20070326

The Pin Test

The war against the geese has not been going well. Mrs. Cheney decided to nest right beneath the owl; Cheney is attacking anyone who comes within a thirty-foot radius. We have to walk right through his territory to get to Mazurka.

This year he’s more aggressive than the last – he comes back repeatedly, and will hover mid-air, attacking you as if he’s a hot air balloon. No, hot air balloon is too friendly – think more Nazi zeppelin. Sunday afternoon, Mark’s out there boxing with airborne Cheney, while the Mrs. stands beside her nest, not leaving it for a second. They are steadfast parents, to be sure. Once we get to the other side, we find an audience of three teenagers hanging out in the warm spring afternoon. “Looks like an attack bird,” one of them says to us. They're laughing; they’ve been watching Cheney attack people all afternoon.

It’s hard to describe how much this bothers me. I’m not afraid of animals – I like spiders, I can tolerate snakes, and unless it’s a bear, I won’t carry mace. But I don’t like the idea of being repeatedly attacked every time I walk to or from my home.
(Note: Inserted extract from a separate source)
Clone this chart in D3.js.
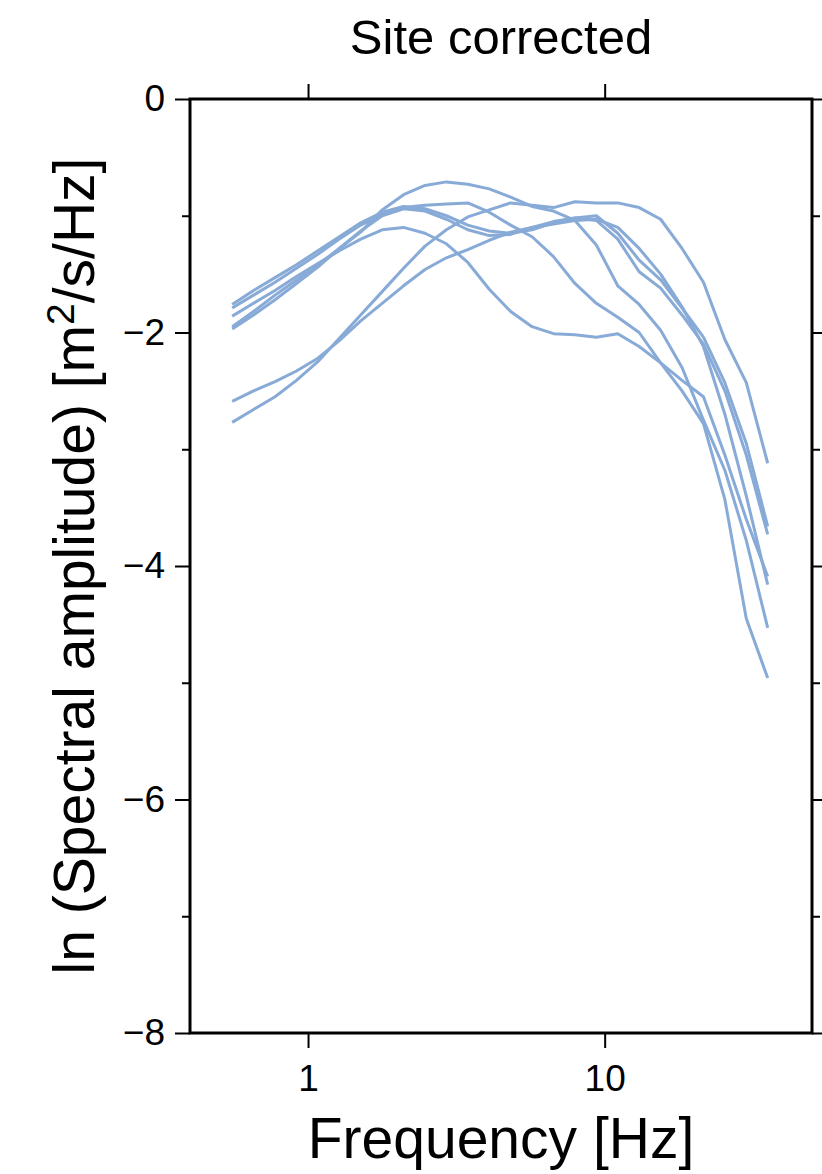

So I came up with an alternative plan: “I’m going to row the dinghy to the other dock,” I told Mark, "and avoid them altogether."

My husband thinks this is unneccessary, and keeps trying to convince me it isn’t that bad. Monday morning, leaving for work, he says, “I’m going to use the pin test.” He puts a safety pin between his fingers and out we go. The Cheneys are grazing, away from their nest, and as soon as we get near them, they start squawking and running for their homestead (apparently Mrs. Cheney hasn’t laid eggs yet, or she’d never leave it for a second). She gets up by her nest, while Cheney keeps sweeping down on us, and eventually gets close enough for Mark to stick him with the pin. Cheney lands beside us, stunned, and for a second the four of us all stare at each other – what just happened? Then Cheney squawks and flies down into the water, but he’s no longer hissing, and we go on our way out to the street.

“The pin test worked,” Mark says, exuberant. “I got the idea from when I was a kid.”

“Why don’t you start carrying the pen knife you did in kindergarten,” I say. I don’t find this all that funny.

“I don’t want to draw blood. The pin hurts just enough, but it won’t draw blood – it will heal before a cut would. I figure a couple more times of the pin test, and he’ll learn to stay away from us. It’s good security, too – nobody in their right mind is going to pass by that goose.”

“Exactly,” I say. “I’m going to start taking the dinghy.”

“Don’t you think that’s extreme?” Mark says.

“As extreme as being attacked every time you leave your boat, and sticking a goose with a pin?”

“Okay,” he agrees, “I’ll get the boat out for you tonight.”

So now, instead of simply walking off the dock to the parking lot, I'm going to pile my stuff into the dinghy and row twenty feet to the opposite dock, tie up, and walk around.

I've lived on Mazurka for six months now. I've weathered bad plumbing, frozen pipes, inclimate weather. I can't believe it's a goose named Cheney who's going to bring me down.

20070321

A Snit in the Stern, A Spat in the Aft

My friend the great white-haired photographer is harassing me to write about the fights on board Mazurka. “C’mon, you gotta write about life on Mazurka. You gotta tell us how you fight on board – get to the real stuff – you gotta dig deep!”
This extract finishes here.